■ Description of the task ■
Of the lines in this material, how many contain "matplotlib"? Answer with a single number only.

■ Source material ■
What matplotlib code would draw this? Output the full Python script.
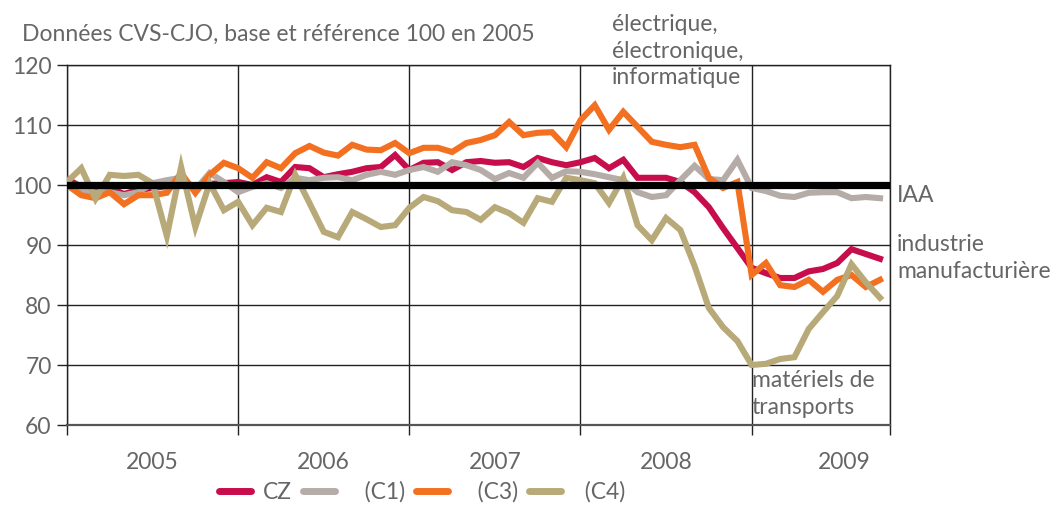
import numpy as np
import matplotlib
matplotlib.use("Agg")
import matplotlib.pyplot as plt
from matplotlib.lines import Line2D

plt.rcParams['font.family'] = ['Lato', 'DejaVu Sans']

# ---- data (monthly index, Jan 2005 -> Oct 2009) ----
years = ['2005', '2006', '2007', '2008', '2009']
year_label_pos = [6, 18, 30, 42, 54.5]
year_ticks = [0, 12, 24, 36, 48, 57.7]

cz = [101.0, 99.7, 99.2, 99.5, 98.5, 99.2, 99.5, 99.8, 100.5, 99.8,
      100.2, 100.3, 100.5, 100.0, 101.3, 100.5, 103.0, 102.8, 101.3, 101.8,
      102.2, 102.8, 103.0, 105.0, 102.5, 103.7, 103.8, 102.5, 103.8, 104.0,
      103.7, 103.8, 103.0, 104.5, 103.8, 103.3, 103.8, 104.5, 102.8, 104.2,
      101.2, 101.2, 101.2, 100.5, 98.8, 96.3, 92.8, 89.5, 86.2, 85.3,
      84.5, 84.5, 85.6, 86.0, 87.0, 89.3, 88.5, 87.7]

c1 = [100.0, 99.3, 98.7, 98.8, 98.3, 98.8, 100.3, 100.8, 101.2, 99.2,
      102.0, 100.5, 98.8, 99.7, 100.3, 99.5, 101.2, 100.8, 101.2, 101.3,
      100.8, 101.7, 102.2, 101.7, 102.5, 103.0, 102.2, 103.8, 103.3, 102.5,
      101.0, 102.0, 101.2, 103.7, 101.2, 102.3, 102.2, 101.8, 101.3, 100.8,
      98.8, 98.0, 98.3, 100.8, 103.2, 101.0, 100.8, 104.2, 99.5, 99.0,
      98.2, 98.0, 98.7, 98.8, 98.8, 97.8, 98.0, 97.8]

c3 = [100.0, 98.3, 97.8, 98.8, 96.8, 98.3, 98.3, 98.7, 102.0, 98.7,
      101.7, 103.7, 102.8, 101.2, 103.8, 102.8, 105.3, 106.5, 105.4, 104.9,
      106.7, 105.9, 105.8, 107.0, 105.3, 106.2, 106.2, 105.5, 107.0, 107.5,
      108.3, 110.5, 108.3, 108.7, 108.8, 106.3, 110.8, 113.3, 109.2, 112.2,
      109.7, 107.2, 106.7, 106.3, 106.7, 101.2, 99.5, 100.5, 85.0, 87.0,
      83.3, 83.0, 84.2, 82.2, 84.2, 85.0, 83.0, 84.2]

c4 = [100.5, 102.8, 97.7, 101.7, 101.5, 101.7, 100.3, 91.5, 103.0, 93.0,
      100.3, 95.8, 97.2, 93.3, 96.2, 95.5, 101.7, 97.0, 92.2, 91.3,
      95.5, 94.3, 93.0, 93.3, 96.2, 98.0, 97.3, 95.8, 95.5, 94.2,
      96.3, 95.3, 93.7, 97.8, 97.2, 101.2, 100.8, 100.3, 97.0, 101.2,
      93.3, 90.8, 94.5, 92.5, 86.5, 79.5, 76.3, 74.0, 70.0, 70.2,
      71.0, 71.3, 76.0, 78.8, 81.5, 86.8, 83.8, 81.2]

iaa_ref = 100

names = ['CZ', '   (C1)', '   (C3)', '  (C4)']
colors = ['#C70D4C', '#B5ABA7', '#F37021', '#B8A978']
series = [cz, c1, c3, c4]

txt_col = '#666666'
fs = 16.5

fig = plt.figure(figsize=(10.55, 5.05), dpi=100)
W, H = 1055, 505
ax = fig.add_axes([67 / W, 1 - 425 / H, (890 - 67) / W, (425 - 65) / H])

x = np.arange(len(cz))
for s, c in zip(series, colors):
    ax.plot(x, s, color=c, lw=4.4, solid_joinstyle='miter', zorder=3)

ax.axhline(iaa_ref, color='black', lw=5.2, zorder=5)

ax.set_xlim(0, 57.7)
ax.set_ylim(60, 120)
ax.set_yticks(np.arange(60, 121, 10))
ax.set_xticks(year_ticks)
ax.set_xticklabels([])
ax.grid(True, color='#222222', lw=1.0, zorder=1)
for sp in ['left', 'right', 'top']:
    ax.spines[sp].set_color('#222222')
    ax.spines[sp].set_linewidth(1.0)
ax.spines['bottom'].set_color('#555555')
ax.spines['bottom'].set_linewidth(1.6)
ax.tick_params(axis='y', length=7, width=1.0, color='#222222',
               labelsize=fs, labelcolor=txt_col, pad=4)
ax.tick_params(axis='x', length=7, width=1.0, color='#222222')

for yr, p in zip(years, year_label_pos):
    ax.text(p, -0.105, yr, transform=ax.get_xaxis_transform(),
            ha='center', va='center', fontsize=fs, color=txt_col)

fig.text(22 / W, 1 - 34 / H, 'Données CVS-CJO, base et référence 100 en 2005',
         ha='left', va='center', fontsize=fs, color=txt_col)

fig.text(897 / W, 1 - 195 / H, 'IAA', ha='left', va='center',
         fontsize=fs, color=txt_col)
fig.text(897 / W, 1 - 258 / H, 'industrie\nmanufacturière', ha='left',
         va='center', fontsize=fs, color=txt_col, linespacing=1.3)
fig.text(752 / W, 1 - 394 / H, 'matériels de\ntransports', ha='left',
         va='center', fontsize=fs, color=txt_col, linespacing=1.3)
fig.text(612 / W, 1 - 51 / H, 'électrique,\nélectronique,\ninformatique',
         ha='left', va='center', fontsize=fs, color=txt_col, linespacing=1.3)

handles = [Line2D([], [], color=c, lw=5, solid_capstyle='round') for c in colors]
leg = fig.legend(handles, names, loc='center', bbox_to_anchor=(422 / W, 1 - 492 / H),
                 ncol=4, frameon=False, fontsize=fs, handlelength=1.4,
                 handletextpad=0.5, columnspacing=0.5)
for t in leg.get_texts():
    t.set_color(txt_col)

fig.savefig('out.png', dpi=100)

■ The answer ■
5